-- START OF Dataset records --

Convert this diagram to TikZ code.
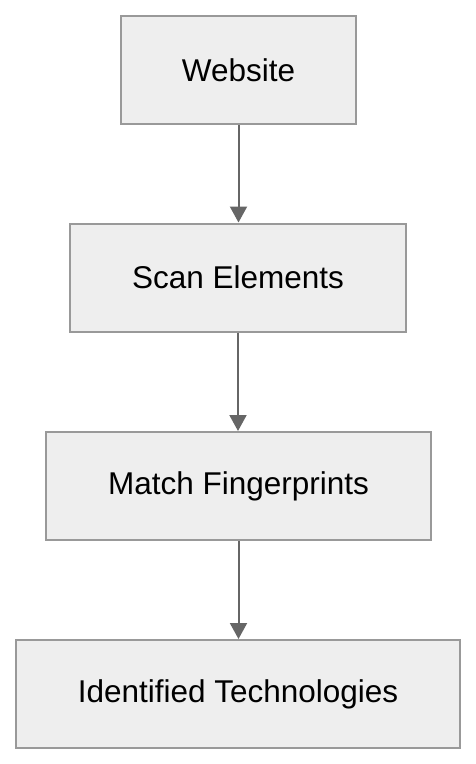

-- END OF Dataset records --
-- START OF Dataset records --

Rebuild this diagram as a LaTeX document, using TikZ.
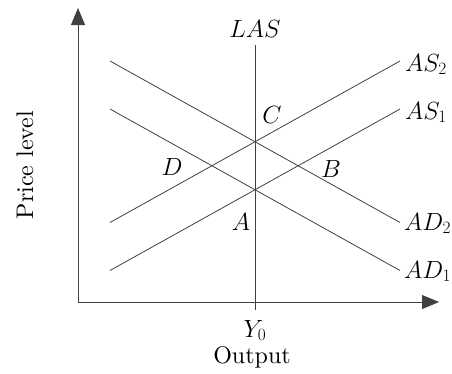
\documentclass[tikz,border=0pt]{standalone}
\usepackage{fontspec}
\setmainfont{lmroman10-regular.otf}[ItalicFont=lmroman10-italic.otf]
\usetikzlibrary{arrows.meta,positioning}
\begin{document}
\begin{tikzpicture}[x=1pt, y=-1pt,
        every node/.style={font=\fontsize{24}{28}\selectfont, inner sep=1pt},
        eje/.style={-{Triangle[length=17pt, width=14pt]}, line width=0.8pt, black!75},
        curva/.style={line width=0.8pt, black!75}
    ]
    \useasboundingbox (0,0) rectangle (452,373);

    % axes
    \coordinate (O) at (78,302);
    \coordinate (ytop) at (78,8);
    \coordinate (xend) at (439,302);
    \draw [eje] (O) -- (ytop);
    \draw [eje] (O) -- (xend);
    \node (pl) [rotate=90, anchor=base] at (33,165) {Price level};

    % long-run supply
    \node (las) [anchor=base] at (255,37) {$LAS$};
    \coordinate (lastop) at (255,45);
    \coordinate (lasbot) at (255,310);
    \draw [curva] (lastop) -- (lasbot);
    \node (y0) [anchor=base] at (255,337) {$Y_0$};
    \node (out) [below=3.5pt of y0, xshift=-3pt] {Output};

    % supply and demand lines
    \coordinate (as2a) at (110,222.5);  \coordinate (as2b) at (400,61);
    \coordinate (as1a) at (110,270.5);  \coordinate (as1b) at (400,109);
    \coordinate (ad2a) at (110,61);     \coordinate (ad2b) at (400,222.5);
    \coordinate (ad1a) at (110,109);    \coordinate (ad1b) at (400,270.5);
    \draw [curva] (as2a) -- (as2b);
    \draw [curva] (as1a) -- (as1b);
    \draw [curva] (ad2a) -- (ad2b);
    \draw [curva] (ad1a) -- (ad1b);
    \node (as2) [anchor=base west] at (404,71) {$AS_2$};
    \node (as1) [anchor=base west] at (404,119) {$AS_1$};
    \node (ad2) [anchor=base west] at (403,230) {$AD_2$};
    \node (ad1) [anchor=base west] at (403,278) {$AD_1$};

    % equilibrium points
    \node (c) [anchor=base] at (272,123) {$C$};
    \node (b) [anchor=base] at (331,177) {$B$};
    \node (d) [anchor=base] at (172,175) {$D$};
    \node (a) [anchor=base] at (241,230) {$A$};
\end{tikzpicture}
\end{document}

-- END OF Dataset records --

▶ **Instructions for the task**:
Omit all pictures, and reproduce exactly the lines from the one holding "Rebuild this diagram" through the one holding "(0,0) rectangle (452,373);", both included.

▶ **Response to the exercise**:
Rebuild this diagram as a LaTeX document, using TikZ.
\documentclass[tikz,border=0pt]{standalone}
\usepackage{fontspec}
\setmainfont{lmroman10-regular.otf}[ItalicFont=lmroman10-italic.otf]
\usetikzlibrary{arrows.meta,positioning}
\begin{document}
\begin{tikzpicture}[x=1pt, y=-1pt,
        every node/.style={font=\fontsize{24}{28}\selectfont, inner sep=1pt},
        eje/.style={-{Triangle[length=17pt, width=14pt]}, line width=0.8pt, black!75},
        curva/.style={line width=0.8pt, black!75}
    ]
    \useasboundingbox (0,0) rectangle (452,373);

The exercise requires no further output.